**What is required:**
Transcribe every line from the top down to the line with "0.27, 0.30, 0.30];", both ends included, but not the pictures.

**Dataset content:**
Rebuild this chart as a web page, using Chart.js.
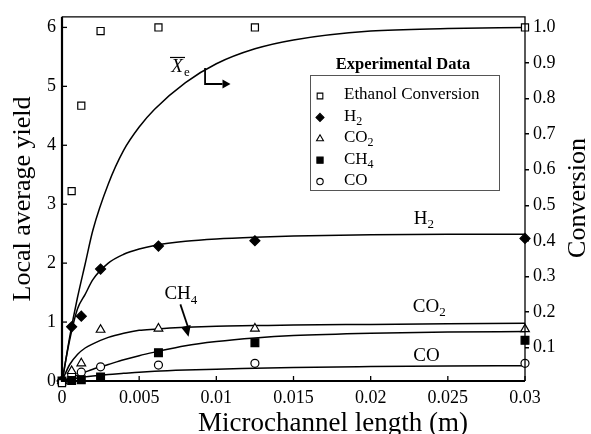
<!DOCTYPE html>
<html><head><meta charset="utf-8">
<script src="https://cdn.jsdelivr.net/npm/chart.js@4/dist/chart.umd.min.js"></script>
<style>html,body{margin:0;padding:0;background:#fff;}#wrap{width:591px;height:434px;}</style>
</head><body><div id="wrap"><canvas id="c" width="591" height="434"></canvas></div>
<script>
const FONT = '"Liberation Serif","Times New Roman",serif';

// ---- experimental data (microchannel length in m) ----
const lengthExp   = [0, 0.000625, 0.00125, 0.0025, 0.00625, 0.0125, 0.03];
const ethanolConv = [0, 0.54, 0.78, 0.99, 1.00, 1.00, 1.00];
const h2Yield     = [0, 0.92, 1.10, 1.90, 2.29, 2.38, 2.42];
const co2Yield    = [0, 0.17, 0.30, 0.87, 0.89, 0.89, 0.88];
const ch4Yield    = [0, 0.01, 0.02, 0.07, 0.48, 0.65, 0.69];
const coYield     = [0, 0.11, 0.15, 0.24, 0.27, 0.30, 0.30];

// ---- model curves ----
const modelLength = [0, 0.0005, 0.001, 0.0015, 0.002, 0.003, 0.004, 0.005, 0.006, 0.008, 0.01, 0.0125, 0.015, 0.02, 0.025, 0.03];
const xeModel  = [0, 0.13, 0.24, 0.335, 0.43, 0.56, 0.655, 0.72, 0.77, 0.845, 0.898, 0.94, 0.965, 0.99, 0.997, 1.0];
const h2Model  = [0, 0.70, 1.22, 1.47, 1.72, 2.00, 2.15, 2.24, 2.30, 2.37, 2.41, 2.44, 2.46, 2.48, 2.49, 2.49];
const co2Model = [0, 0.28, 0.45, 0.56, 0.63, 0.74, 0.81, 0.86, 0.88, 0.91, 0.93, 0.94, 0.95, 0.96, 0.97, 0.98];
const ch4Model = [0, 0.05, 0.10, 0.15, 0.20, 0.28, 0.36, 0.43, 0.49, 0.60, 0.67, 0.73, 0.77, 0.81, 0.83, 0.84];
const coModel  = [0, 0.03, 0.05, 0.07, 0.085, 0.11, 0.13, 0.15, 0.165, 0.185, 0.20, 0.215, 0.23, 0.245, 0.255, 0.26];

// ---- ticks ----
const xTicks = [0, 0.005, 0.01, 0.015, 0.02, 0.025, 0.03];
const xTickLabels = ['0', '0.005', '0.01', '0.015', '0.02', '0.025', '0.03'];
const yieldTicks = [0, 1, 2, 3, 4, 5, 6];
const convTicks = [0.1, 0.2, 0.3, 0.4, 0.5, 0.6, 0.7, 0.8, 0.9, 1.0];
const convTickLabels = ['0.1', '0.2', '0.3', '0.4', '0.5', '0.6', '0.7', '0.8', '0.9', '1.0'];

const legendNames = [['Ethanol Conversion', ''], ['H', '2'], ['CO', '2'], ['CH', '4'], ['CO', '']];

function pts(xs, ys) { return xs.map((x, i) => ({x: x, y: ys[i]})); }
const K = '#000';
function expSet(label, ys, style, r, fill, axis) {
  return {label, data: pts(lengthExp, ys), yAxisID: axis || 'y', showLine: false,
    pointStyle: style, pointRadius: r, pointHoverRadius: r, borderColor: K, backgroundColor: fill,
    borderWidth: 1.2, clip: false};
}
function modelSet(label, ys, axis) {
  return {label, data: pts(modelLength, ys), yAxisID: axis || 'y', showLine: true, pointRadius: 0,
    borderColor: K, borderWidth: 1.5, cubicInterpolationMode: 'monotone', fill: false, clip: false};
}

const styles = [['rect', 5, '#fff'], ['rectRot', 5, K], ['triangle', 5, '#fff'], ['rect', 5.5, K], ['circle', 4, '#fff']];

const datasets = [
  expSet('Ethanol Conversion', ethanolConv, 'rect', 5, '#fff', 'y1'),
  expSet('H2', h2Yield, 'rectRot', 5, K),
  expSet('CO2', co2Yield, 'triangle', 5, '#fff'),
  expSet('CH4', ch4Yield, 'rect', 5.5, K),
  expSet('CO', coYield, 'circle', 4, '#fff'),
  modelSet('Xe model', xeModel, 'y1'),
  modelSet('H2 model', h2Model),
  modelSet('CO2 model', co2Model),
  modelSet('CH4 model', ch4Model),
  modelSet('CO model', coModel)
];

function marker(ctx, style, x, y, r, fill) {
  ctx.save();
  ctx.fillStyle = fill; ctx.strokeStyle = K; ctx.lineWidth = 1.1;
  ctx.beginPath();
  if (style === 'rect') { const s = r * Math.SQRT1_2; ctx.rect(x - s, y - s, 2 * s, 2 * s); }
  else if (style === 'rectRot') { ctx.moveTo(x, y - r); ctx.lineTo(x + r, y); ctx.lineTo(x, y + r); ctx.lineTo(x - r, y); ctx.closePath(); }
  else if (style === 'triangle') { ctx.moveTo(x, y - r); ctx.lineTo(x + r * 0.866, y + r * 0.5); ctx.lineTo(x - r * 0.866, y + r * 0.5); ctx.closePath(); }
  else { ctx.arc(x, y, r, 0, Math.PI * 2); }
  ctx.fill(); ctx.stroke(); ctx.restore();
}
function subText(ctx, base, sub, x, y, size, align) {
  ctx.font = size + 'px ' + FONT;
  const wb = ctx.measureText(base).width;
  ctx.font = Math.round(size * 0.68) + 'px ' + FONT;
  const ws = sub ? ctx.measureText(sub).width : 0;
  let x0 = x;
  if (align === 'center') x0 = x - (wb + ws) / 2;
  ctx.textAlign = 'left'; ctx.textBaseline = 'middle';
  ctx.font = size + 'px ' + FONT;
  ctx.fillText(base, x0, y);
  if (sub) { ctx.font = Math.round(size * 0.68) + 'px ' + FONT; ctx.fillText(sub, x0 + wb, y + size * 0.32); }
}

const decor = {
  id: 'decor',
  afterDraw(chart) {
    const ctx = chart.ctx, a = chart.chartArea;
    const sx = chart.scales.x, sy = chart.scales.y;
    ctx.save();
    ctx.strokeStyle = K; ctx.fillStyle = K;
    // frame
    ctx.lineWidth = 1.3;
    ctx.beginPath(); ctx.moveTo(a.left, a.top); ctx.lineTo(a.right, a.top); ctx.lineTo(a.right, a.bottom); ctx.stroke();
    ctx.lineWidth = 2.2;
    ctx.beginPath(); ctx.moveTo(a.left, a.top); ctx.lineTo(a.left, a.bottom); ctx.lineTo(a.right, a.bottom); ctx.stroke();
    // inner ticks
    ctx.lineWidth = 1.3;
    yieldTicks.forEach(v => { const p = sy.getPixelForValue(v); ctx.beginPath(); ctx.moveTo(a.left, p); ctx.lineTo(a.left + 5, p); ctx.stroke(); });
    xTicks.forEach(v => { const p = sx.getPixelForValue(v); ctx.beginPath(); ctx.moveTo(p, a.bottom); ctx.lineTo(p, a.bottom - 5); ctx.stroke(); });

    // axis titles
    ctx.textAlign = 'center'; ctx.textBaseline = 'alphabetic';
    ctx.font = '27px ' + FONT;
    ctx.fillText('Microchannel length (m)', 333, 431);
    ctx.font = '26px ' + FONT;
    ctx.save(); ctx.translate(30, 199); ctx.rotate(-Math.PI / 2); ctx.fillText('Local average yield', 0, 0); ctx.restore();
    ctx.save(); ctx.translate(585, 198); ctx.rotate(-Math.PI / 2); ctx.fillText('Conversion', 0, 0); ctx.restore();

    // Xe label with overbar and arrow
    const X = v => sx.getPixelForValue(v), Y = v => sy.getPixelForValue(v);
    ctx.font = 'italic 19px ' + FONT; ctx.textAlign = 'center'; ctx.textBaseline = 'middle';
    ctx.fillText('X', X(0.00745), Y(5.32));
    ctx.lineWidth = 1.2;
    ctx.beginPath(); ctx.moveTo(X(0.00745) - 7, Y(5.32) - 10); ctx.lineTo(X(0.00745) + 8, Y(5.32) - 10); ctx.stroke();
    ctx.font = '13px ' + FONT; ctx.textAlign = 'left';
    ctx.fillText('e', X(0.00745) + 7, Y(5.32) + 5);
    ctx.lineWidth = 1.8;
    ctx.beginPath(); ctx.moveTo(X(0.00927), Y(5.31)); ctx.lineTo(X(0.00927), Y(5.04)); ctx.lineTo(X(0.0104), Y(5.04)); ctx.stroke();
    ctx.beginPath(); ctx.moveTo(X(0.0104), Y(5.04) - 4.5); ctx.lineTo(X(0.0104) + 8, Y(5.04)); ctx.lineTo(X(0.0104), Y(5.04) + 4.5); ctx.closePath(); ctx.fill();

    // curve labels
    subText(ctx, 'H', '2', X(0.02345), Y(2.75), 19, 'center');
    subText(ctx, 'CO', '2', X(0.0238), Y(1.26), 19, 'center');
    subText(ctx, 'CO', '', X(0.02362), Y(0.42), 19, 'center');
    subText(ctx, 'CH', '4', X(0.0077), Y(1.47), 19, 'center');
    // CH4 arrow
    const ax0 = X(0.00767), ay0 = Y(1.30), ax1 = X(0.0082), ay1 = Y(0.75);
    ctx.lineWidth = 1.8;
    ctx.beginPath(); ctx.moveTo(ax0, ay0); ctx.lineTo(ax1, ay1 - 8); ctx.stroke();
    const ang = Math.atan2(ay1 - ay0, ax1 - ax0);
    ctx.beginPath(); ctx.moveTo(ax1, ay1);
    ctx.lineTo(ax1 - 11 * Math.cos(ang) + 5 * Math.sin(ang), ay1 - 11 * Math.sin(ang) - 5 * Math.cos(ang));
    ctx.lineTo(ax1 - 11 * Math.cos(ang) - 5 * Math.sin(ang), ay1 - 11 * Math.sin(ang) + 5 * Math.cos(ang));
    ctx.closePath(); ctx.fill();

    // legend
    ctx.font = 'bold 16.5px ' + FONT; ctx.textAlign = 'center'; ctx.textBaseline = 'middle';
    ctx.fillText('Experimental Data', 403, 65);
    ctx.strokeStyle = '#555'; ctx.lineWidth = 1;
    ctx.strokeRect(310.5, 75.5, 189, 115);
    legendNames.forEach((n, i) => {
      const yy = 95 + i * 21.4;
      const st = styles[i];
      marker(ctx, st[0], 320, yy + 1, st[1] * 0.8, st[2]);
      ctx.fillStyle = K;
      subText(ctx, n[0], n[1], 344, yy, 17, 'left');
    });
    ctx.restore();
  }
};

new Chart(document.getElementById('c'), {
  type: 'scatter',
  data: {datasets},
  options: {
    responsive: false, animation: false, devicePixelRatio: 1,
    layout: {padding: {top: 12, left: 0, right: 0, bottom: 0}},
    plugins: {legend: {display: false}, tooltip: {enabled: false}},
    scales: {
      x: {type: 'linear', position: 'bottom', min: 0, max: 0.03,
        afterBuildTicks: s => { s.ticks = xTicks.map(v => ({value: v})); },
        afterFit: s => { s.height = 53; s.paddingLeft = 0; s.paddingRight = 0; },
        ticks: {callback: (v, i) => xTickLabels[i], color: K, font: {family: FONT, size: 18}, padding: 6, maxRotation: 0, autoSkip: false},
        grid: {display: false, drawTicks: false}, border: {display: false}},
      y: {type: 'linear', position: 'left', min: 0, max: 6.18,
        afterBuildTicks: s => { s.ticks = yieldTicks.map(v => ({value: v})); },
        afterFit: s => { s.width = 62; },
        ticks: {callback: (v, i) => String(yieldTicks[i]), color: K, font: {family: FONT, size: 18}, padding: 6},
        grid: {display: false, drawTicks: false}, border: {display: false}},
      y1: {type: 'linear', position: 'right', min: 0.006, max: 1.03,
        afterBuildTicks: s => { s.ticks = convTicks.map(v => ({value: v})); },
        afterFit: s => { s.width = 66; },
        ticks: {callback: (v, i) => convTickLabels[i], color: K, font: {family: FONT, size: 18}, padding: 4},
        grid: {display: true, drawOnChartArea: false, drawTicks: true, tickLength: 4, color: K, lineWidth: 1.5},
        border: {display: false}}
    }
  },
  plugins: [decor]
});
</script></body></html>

**Exercise solution:**
Rebuild this chart as a web page, using Chart.js.
<!DOCTYPE html>
<html><head><meta charset="utf-8">
<script src="https://cdn.jsdelivr.net/npm/chart.js@4/dist/chart.umd.min.js"></script>
<style>html,body{margin:0;padding:0;background:#fff;}#wrap{width:591px;height:434px;}</style>
</head><body><div id="wrap"><canvas id="c" width="591" height="434"></canvas></div>
<script>
const FONT = '"Liberation Serif","Times New Roman",serif';

// ---- experimental data (microchannel length in m) ----
const lengthExp   = [0, 0.000625, 0.00125, 0.0025, 0.00625, 0.0125, 0.03];
const ethanolConv = [0, 0.54, 0.78, 0.99, 1.00, 1.00, 1.00];
const h2Yield     = [0, 0.92, 1.10, 1.90, 2.29, 2.38, 2.42];
const co2Yield    = [0, 0.17, 0.30, 0.87, 0.89, 0.89, 0.88];
const ch4Yield    = [0, 0.01, 0.02, 0.07, 0.48, 0.65, 0.69];
const coYield     = [0, 0.11, 0.15, 0.24, 0.27, 0.30, 0.30];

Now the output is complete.